Home Politik Tak Ada Kemauan Politik Kuat Jadi Alasan Penghambat Pengungkapan Tragedi Mei 1998

Tak Ada Kemauan Politik Kuat Jadi Alasan Penghambat Pengungkapan Tragedi Mei 1998

Jakarta, Gatra.com – Manager Kampanye Amnesty International Indonesia, Puri Kencana Putri mengatakan kemauan politik dari pemerintah dan negara terlihat tidak kuat untuk menyelesaikan masalah Kerusuhan Mei 1998.

Puri menuturkan padahal pasca reformasi 1998, infrastruktur penegak hukum sangat baik dan dibentuk pula Komnas Perempuan. Belum lagi ada pula tim pencari fakta (TGPF) untuk kerusuhan Mei 1998 yang dibentuk dengan rekomendasi yang sangat baik.

“Tidak ada keinginan kuat dari pihak legislative untuk menyelesaikan masalah ini. Padahal beberapa lembaga penegak hukum sudah dibentuk atas rekomendasi yang baik namun tetap saja kebenaran fakta dari Mei 1998 belum terungkap hingga saat ini dari presiden berganti presiden bahkan adapula yang sudah menjabat dua kali,” ujar Puri, Senin (13/5).

Puri mengatakan lamanya proses hukum atas kejadian yang sudah terjadi di masa lampau juga menjadi terhambatnya pengungkapan tragedi Mei 1998. Puri menuturkan jawaban yang diberikan oleh Kejaksaan Agung RI adalah tidak cukupnya bukti dan saksi untuk bisa menyelesaikan masalah ini sesuai dengan UU nomor 26 tahun 2000.

“Jawaban yang diberikan oleh Kejaksaan Agung adalah selalu seperti itu. Selain itu pula, lamanya proses hukum karena kejadian ini sudah terjadi di masa lampau sehingga UU Nomor 26 tahun 2000 menjadi sulit untuk diterapkan dalam kasus ini,” ujarnya.

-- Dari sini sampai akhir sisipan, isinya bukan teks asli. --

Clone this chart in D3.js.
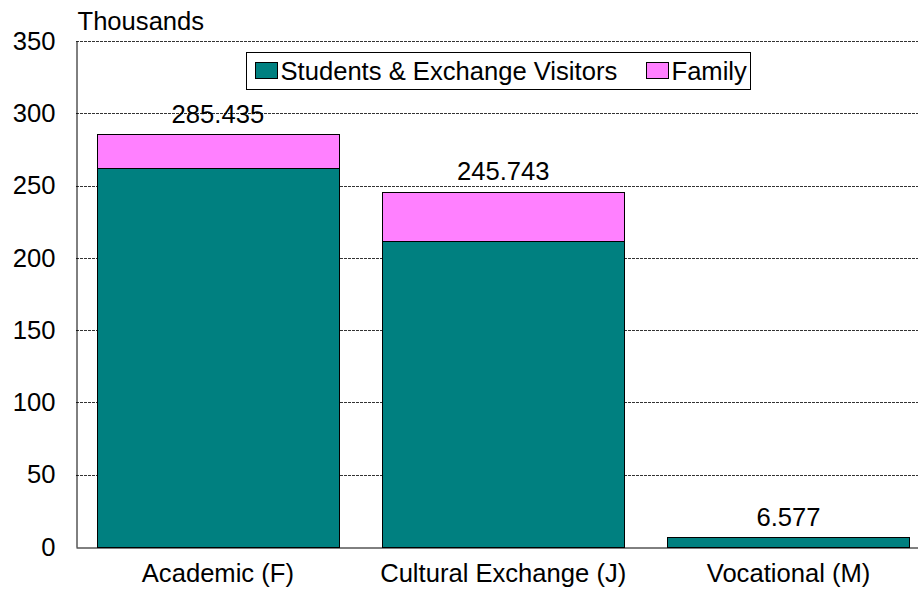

Puri mengatakan hal ini sangat mencederai hak keluarga korban yang harus didapatkan dari Negara yaitu keadilan, kebenaran, dan pemulihan terhadap keluarga korban seperti saat sebelum mengalami tragedi Mei 1998. Ia menuturkan hal ini harus menjadi fokus bagi pemerintahan pada 2019-2024.

“Ini sangat mencerai hak korban dimana mereka harus mendapatkan keadilan mengenai pihak yang bertanggung jawab atas kejadian tersebut, lalu kebenaran atas fakta yang harus diungkap dan sejarah wajib diluruskan serta Negara harus memberikan respon resmi. Terakhir, Negara memberikan pemulihan dan itu bukan hanya berbentuk monumen sebagai memorisialisasi namun hak mereka dipulihkan minimal mendekati sebelum peristiwa terjadi. Ini harus menjadi focus atas pemerintahan dan parlemen terpilih 2019-2024,” ujarnya.